#### What is expected:
Write the data out again exactly, with no pictures.

#### Recorded data:
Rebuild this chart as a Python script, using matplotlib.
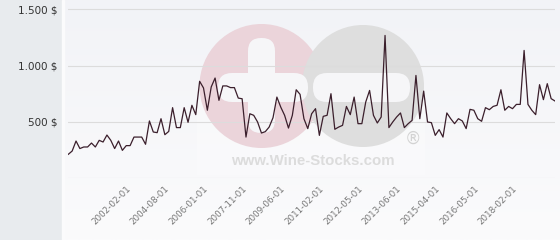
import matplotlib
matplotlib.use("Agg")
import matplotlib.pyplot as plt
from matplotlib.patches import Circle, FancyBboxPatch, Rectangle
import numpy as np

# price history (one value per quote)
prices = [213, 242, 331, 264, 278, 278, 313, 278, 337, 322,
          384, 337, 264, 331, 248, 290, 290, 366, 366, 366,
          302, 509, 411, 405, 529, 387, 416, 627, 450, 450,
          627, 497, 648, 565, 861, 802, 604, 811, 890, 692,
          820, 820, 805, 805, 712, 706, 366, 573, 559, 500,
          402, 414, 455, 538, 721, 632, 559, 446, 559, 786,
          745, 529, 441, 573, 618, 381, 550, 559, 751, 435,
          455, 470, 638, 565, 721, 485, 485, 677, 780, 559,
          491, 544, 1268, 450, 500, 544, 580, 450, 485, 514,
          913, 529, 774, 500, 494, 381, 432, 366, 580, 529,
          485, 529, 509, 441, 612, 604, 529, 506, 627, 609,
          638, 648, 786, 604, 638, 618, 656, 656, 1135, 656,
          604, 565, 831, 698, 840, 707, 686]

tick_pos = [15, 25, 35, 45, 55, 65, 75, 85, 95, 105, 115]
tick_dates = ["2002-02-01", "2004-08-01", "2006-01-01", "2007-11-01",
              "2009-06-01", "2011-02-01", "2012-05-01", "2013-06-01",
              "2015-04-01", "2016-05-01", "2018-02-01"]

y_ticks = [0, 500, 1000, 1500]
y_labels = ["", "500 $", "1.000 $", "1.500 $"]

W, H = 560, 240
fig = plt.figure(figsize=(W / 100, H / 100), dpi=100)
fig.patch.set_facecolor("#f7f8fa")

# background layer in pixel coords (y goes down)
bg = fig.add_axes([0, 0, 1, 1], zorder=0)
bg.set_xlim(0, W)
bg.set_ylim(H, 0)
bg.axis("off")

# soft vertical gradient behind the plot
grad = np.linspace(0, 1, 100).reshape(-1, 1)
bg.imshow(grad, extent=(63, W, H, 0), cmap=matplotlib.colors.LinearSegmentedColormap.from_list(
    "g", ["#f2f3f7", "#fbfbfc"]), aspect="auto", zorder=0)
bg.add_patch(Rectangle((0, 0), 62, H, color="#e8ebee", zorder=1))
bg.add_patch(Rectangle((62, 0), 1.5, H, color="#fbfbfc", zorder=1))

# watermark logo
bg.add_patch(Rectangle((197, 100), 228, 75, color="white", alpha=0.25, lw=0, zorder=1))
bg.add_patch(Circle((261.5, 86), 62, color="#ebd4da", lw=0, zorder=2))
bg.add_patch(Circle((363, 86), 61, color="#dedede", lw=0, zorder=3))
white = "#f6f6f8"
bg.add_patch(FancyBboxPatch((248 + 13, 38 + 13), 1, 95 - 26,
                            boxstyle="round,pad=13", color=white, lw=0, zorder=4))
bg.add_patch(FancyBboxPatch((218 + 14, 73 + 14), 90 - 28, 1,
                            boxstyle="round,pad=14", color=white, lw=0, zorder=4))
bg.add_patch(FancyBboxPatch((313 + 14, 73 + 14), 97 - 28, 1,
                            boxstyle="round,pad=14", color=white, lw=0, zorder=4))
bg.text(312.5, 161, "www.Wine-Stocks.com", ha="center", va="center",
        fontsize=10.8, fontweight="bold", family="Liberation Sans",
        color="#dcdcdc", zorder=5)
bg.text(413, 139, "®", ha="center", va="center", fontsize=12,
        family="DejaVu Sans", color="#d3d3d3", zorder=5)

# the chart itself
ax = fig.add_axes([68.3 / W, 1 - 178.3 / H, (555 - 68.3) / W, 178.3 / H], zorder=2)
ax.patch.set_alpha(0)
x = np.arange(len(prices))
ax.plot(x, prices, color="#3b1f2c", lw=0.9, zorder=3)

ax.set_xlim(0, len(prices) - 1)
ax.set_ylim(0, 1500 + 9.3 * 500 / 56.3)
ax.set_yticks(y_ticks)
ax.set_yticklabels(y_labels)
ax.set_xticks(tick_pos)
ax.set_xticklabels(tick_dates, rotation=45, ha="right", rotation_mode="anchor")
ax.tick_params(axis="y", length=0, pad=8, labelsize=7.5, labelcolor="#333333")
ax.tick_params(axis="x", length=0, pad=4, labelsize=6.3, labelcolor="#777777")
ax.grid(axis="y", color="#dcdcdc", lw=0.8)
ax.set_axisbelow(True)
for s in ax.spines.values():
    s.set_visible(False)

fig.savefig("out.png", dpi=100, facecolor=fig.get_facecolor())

#### Answer:
Rebuild this chart as a Python script, using matplotlib.
import matplotlib
matplotlib.use("Agg")
import matplotlib.pyplot as plt
from matplotlib.patches import Circle, FancyBboxPatch, Rectangle
import numpy as np

# price history (one value per quote)
prices = [213, 242, 331, 264, 278, 278, 313, 278, 337, 322,
          384, 337, 264, 331, 248, 290, 290, 366, 366, 366,
          302, 509, 411, 405, 529, 387, 416, 627, 450, 450,
          627, 497, 648, 565, 861, 802, 604, 811, 890, 692,
          820, 820, 805, 805, 712, 706, 366, 573, 559, 500,
          402, 414, 455, 538, 721, 632, 559, 446, 559, 786,
          745, 529, 441, 573, 618, 381, 550, 559, 751, 435,
          455, 470, 638, 565, 721, 485, 485, 677, 780, 559,
          491, 544, 1268, 450, 500, 544, 580, 450, 485, 514,
          913, 529, 774, 500, 494, 381, 432, 366, 580, 529,
          485, 529, 509, 441, 612, 604, 529, 506, 627, 609,
          638, 648, 786, 604, 638, 618, 656, 656, 1135, 656,
          604, 565, 831, 698, 840, 707, 686]

tick_pos = [15, 25, 35, 45, 55, 65, 75, 85, 95, 105, 115]
tick_dates = ["2002-02-01", "2004-08-01", "2006-01-01", "2007-11-01",
              "2009-06-01", "2011-02-01", "2012-05-01", "2013-06-01",
              "2015-04-01", "2016-05-01", "2018-02-01"]

y_ticks = [0, 500, 1000, 1500]
y_labels = ["", "500 $", "1.000 $", "1.500 $"]

W, H = 560, 240
fig = plt.figure(figsize=(W / 100, H / 100), dpi=100)
fig.patch.set_facecolor("#f7f8fa")

# background layer in pixel coords (y goes down)
bg = fig.add_axes([0, 0, 1, 1], zorder=0)
bg.set_xlim(0, W)
bg.set_ylim(H, 0)
bg.axis("off")

# soft vertical gradient behind the plot
grad = np.linspace(0, 1, 100).reshape(-1, 1)
bg.imshow(grad, extent=(63, W, H, 0), cmap=matplotlib.colors.LinearSegmentedColormap.from_list(
    "g", ["#f2f3f7", "#fbfbfc"]), aspect="auto", zorder=0)
bg.add_patch(Rectangle((0, 0), 62, H, color="#e8ebee", zorder=1))
bg.add_patch(Rectangle((62, 0), 1.5, H, color="#fbfbfc", zorder=1))

# watermark logo
bg.add_patch(Rectangle((197, 100), 228, 75, color="white", alpha=0.25, lw=0, zorder=1))
bg.add_patch(Circle((261.5, 86), 62, color="#ebd4da", lw=0, zorder=2))
bg.add_patch(Circle((363, 86), 61, color="#dedede", lw=0, zorder=3))
white = "#f6f6f8"
bg.add_patch(FancyBboxPatch((248 + 13, 38 + 13), 1, 95 - 26,
                            boxstyle="round,pad=13", color=white, lw=0, zorder=4))
bg.add_patch(FancyBboxPatch((218 + 14, 73 + 14), 90 - 28, 1,
                            boxstyle="round,pad=14", color=white, lw=0, zorder=4))
bg.add_patch(FancyBboxPatch((313 + 14, 73 + 14), 97 - 28, 1,
                            boxstyle="round,pad=14", color=white, lw=0, zorder=4))
bg.text(312.5, 161, "www.Wine-Stocks.com", ha="center", va="center",
        fontsize=10.8, fontweight="bold", family="Liberation Sans",
        color="#dcdcdc", zorder=5)
bg.text(413, 139, "®", ha="center", va="center", fontsize=12,
        family="DejaVu Sans", color="#d3d3d3", zorder=5)

# the chart itself
ax = fig.add_axes([68.3 / W, 1 - 178.3 / H, (555 - 68.3) / W, 178.3 / H], zorder=2)
ax.patch.set_alpha(0)
x = np.arange(len(prices))
ax.plot(x, prices, color="#3b1f2c", lw=0.9, zorder=3)

ax.set_xlim(0, len(prices) - 1)
ax.set_ylim(0, 1500 + 9.3 * 500 / 56.3)
ax.set_yticks(y_ticks)
ax.set_yticklabels(y_labels)
ax.set_xticks(tick_pos)
ax.set_xticklabels(tick_dates, rotation=45, ha="right", rotation_mode="anchor")
ax.tick_params(axis="y", length=0, pad=8, labelsize=7.5, labelcolor="#333333")
ax.tick_params(axis="x", length=0, pad=4, labelsize=6.3, labelcolor="#777777")
ax.grid(axis="y", color="#dcdcdc", lw=0.8)
ax.set_axisbelow(True)
for s in ax.spines.values():
    s.set_visible(False)

fig.savefig("out.png", dpi=100, facecolor=fig.get_facecolor())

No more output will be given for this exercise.